## [STATED PROBLEM]
Retype, exactly as they stand, the lines from the start of the data to the line that contains "const yTicks = [0, 20, 40, 60, 80, 100];", both ends included. Leave the pictures out.

[Start SUPPLIED INFORMATION]

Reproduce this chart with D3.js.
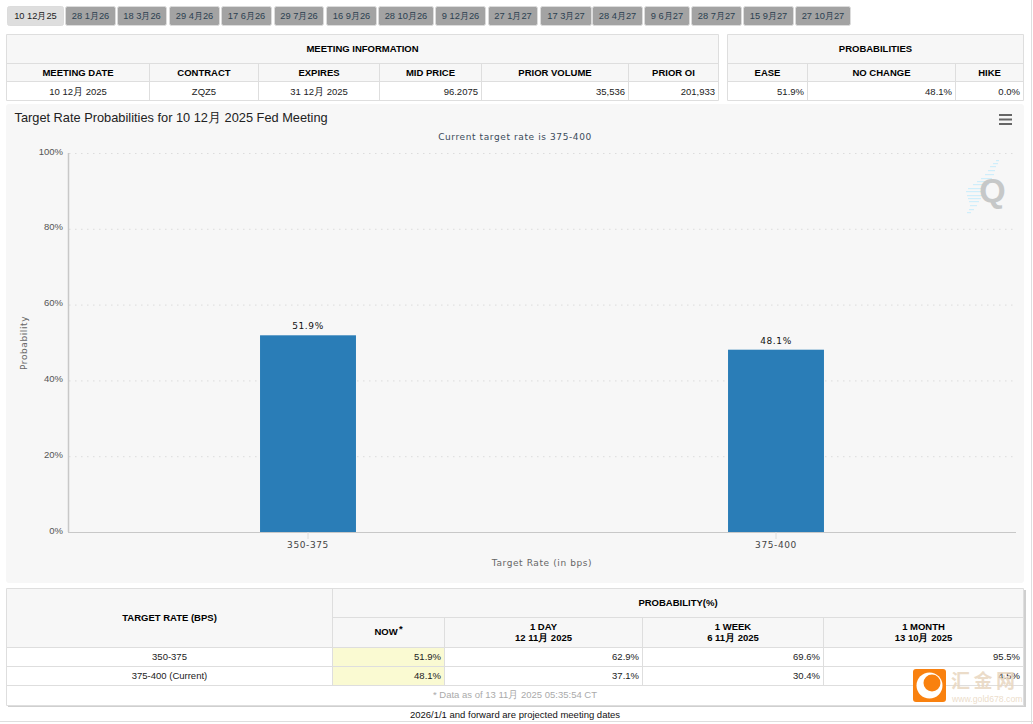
<!DOCTYPE html>
<html>
<head>
<meta charset="utf-8">
<script src="https://cdn.jsdelivr.net/npm/d3@7"></script>
<style>
  html, body { margin: 0; padding: 0; background: #fff; overflow: hidden; }
  svg { display: block; }
  text { font-family: "Liberation Sans", Arial, sans-serif; }
  .spaced { font-family: "DejaVu Sans", sans-serif; letter-spacing: 0.6px; }
</style>
</head>
<body>
<svg id="page" width="1033" height="724"></svg>
<script>
//Chart data
const rateLabels = ["350-375", "375-400"];
const probabilities = [51.9, 48.1];
const yTicks = [0, 20, 40, 60, 80, 100];

//Tabs
const tabLabels = ["10 12月25", "28 1月26", "18 3月26", "29 4月26", "17 6月26", "29 7月26", "16 9月26", "28 10月26", "9 12月26",
    "27 1月27", "17 3月27", "28 4月27", "9 6月27", "28 7月27", "15 9月27", "27 10月27"];

//Table text
const meetingHeaders = ["MEETING DATE", "CONTRACT", "EXPIRES", "MID PRICE", "PRIOR VOLUME", "PRIOR OI"];
const meetingValues = ["10 12月 2025", "ZQZ5", "31 12月 2025", "96.2075", "35,536", "201,933"];
const outcomeHeaders = ["EASE", "NO CHANGE", "HIKE"];
const outcomeValues = ["51.9%", "48.1%", "0.0%"];
const historyRates = ["350-375", "375-400 (Current)"];
const historyNow = ["51.9%", "48.1%"];
const historyDay = ["62.9%", "37.1%"];
const historyWeek = ["69.6%", "30.4%"];
const historyMonth = ["95.5%", "4.5%"];

const svg = d3.select("#page");
const lineColor = "#dedede";
const headFill = "#f7f7f7";

function label(parent, x, y, str, size, opts) {
    opts = opts || {};
    return parent.append("text")
        .attr("x", x).attr("y", y)
        .attr("text-anchor", opts.anchor || "middle")
        .attr("font-size", size)
        .attr("font-weight", opts.bold ? "bold" : "normal")
        .attr("fill", opts.color || "#111")
        .text(str);
}

function box(x0, y0, x1, y1, fill) {
    svg.append("rect").attr("x", x0).attr("y", y0)
        .attr("width", x1 - x0).attr("height", y1 - y0).attr("fill", fill);
}

function hline(x0, x1, y) {
    svg.append("line").attr("x1", x0).attr("x2", x1).attr("y1", y).attr("y2", y)
        .attr("stroke", lineColor);
}

function vline(x, y0, y1) {
    svg.append("line").attr("x1", x).attr("x2", x).attr("y1", y0).attr("y2", y1)
        .attr("stroke", lineColor);
}

//Tabs along the top
const tabEdges = [[8, 63], [66, 115], [118, 166], [170, 219], [222, 271], [275, 323], [327, 376], [379, 433], [436, 485],
    [489, 537], [541, 591], [593, 642], [645, 689], [692, 741], [744, 793], [796, 850]];
tabLabels.forEach((tab, i) => {
    let [x0, x1] = tabEdges[i];
    svg.append("rect").attr("x", x0 - 0.5).attr("y", 6.5).attr("width", x1 - x0 + 1).attr("height", 19).attr("rx", 2)
        .attr("fill", i == 0 ? "#dedede" : "#a3a3a3").attr("stroke", "#dcdcdc");
    label(svg, (x0 + x1) / 2, 19, tab, 9.3, { color: i == 0 ? "#222" : "#2b3f50" });
});

//Small two-row tables above the chart
function infoTable(columns, title, headers, values, rightFrom) {
    let x0 = columns[0], x1 = columns[columns.length - 1];
    box(x0, 34.5, x1, 81.5, headFill);
    box(x0, 81.5, x1, 100.5, "#fff");
    [34.5, 63.5, 81.5, 100.5].forEach(y => hline(x0, x1, y));
    vline(x0, 34.5, 100.5);
    vline(x1, 34.5, 100.5);
    columns.slice(1, -1).forEach(x => vline(x, 63.5, 100.5));
    label(svg, (x0 + x1) / 2, 52, title, 9.5, { bold: true, color: "#000" });
    headers.forEach((h, i) => {
        label(svg, (columns[i] + columns[i + 1]) / 2, 76, h, 9.5, { bold: true, color: "#000" });
        if (i >= rightFrom) {
            label(svg, columns[i + 1] - 3.5, 95, values[i], 9.5, { anchor: "end", color: "#222" });
        } else {
            label(svg, (columns[i] + columns[i + 1]) / 2, 95, values[i], 9.5, { color: "#222" });
        }
    });
}
infoTable([6.5, 149.5, 258.5, 379.5, 481.5, 628.5, 718.5], "MEETING INFORMATION", meetingHeaders, meetingValues, 3);
infoTable([727.5, 807.5, 955.5, 1023.5], "PROBABILITIES", outcomeHeaders, outcomeValues, 0);

//Chart panel
svg.append("rect").attr("x", 6).attr("y", 104).attr("width", 1018).attr("height", 479).attr("rx", 3).attr("fill", headFill);
label(svg, 14.5, 122, "Target Rate Probabilities for 10 12月 2025 Fed Meeting", 12.8, { anchor: "start", color: "#222" });
label(svg, 515, 140, "Current target rate is 375-400", 9, { color: "#3a4a5a" }).attr("class", "spaced");

//Menu icon
[115, 119.5, 124].forEach(y => {
    svg.append("line").attr("x1", 999).attr("x2", 1012).attr("y1", y).attr("y2", y)
        .attr("stroke", "#666").attr("stroke-width", 2);
});

//Q watermark
const streaks = [[996, 160, 3], [993, 163, 5], [990, 166, 6], [988, 170, 7], [985, 174, 9], [981, 178, 11], [977, 181, 14], [973, 184, 16],
    [968, 188, 18], [966, 191, 18], [967, 195, 16], [968, 198, 13], [969, 201, 10], [970, 205, 7], [969, 209, 5], [967, 212, 4]];
streaks.forEach(([x, y, w]) => {
    svg.append("rect").attr("x", x).attr("y", y).attr("width", w).attr("height", 1.2).attr("fill", "#cfeefb");
});
label(svg, 992.5, 202, "Q", 34, { bold: true, color: "#c6c8c8" });

//Scales
const x = d3.scaleBand().domain(rateLabels).range([74, 1010]).paddingInner(0.795).paddingOuter(0.3975);
const y = d3.scaleLinear().domain([0, 100]).range([532, 153]);

//Gridlines
svg.append("g").selectAll("line").data(yTicks).join("line")
    .attr("x1", 69).attr("x2", 1016)
    .attr("y1", d => y(d) + 0.5).attr("y2", d => y(d) + 0.5)
    .attr("stroke", "#dcdcdc").attr("stroke-dasharray", "1.5,4.5");

//Bars
svg.append("g").selectAll("rect").data(probabilities).join("rect")
    .attr("x", (d, i) => x(rateLabels[i]))
    .attr("y", d => y(d))
    .attr("width", x.bandwidth())
    .attr("height", d => y(0) - y(d))
    .attr("fill", "#2a7db7");

svg.append("g").selectAll("text").data(probabilities).join("text")
    .attr("class", "spaced")
    .attr("x", (d, i) => x(rateLabels[i]) + x.bandwidth() / 2)
    .attr("y", d => y(d) - 6)
    .attr("text-anchor", "middle")
    .attr("font-size", 9)
    .attr("fill", "#111")
    .text(d => d + "%");

//Axes
const xAxis = svg.append("g").attr("transform", "translate(0,532)")
    .call(d3.axisBottom(x).tickSize(7).tickPadding(3));
xAxis.select(".domain").attr("d", "M68,0.5H1016").attr("stroke", "#c8c8c8").attr("stroke-width", 1);
xAxis.selectAll(".tick line").attr("stroke", "#dcdcdc");
xAxis.selectAll(".tick text").attr("class", "spaced").attr("font-size", 9).attr("fill", "#444").attr("font-family", null);

const yAxis = svg.append("g").attr("transform", "translate(68,0)")
    .call(d3.axisLeft(y).tickValues(yTicks).tickSize(0).tickPadding(5).tickFormat(d => d + "%"));
yAxis.select(".domain").attr("d", "M0.5,153V532").attr("stroke", "#c8c8c8").attr("stroke-width", 1.5);
yAxis.selectAll(".tick text").attr("font-size", 9.5).attr("fill", "#555").attr("font-family", null).attr("dy", "0.12em");

label(svg, 542, 566, "Target Rate (in bps)", 9, { color: "#666" }).attr("class", "spaced");
label(svg, 0, 0, "Probability", 9, { color: "#666" }).attr("class", "spaced")
    .attr("transform", "translate(27,343) rotate(-90)");

//Probability history table
const histCols = [6.5, 332.5, 444.5, 642.5, 823.5, 1023.5];
svg.append("rect").attr("x", 8).attr("y", 590).attr("width", 1018).attr("height", 117).attr("fill", "#cfcfcf");
box(6.5, 588.5, 1023.5, 647.5, headFill);
box(6.5, 647.5, 1023.5, 705.5, "#fff");
box(332.5, 647.5, 444.5, 685.5, "#fafad2");
[588.5, 647.5, 666.5, 685.5, 705.5].forEach(v => hline(6.5, 1023.5, v));
hline(332.5, 1023.5, 617.5);
vline(6.5, 588.5, 705.5);
vline(1023.5, 588.5, 705.5);
vline(332.5, 588.5, 685.5);
histCols.slice(2, -1).forEach(c => vline(c, 617.5, 685.5));

label(svg, 169.5, 621, "TARGET RATE (BPS)", 9.5, { bold: true, color: "#000" });
label(svg, 678, 606, "PROBABILITY(%)", 9.5, { bold: true, color: "#000" });
label(svg, 386, 635, "NOW", 9.5, { bold: true, color: "#000" });
label(svg, 399, 632, "*", 9.5, { anchor: "start", bold: true, color: "#000" });
const histHeads = [["1 DAY", "12 11月 2025"], ["1 WEEK", "6 11月 2025"], ["1 MONTH", "13 10月 2025"]];
histHeads.forEach((h, i) => {
    let mid = (histCols[i + 2] + histCols[i + 3]) / 2;
    label(svg, mid, 630, h[0], 9.5, { bold: true, color: "#000" });
    label(svg, mid, 641, h[1], 9.5, { bold: true, color: "#000" });
});
historyRates.forEach((r, i) => {
    let base = 660 + i * 19;
    label(svg, 169.5, base, r, 9.5, { color: "#222" });
    [historyNow, historyDay, historyWeek, historyMonth].forEach((col, j) => {
        label(svg, histCols[j + 2] - 3.5, base, col[i], 9.5, { anchor: "end", color: "#222" });
    });
});
label(svg, 515, 698, "* Data as of 13 11月 2025 05:35:54 CT", 9.5, { color: "#aaa" });
label(svg, 515, 718, "2026/1/1 and forward are projected meeting dates", 9.5, { color: "#111" });
hline(0, 1033, 721.5);
vline(1031.5, 0, 724);

//Gold678 logo stamp
svg.append("rect").attr("x", 913).attr("y", 669).attr("width", 33).attr("height", 33).attr("rx", 3).attr("fill", "#f9810f");
svg.append("circle").attr("cx", 929.5).attr("cy", 685.5).attr("r", 13).attr("fill", "#fff");
svg.append("circle").attr("cx", 932).attr("cy", 683).attr("r", 8.5).attr("fill", "#f9810f");
label(svg, 951, 688, "汇金网", 19, { anchor: "start", bold: true, color: "rgba(232,214,192,0.85)" })
    .style("font-family", "'Noto Sans CJK SC', sans-serif").attr("letter-spacing", "3.5px");
label(svg, 952, 702, "www.gold678.com", 8.7, { anchor: "start", color: "rgba(232,214,192,0.85)" });
</script>
</body>
</html>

[End SUPPLIED INFORMATION]

## [TASK ANSWER]
Reproduce this chart with D3.js.
<!DOCTYPE html>
<html>
<head>
<meta charset="utf-8">
<script src="https://cdn.jsdelivr.net/npm/d3@7"></script>
<style>
  html, body { margin: 0; padding: 0; background: #fff; overflow: hidden; }
  svg { display: block; }
  text { font-family: "Liberation Sans", Arial, sans-serif; }
  .spaced { font-family: "DejaVu Sans", sans-serif; letter-spacing: 0.6px; }
</style>
</head>
<body>
<svg id="page" width="1033" height="724"></svg>
<script>
//Chart data
const rateLabels = ["350-375", "375-400"];
const probabilities = [51.9, 48.1];
const yTicks = [0, 20, 40, 60, 80, 100];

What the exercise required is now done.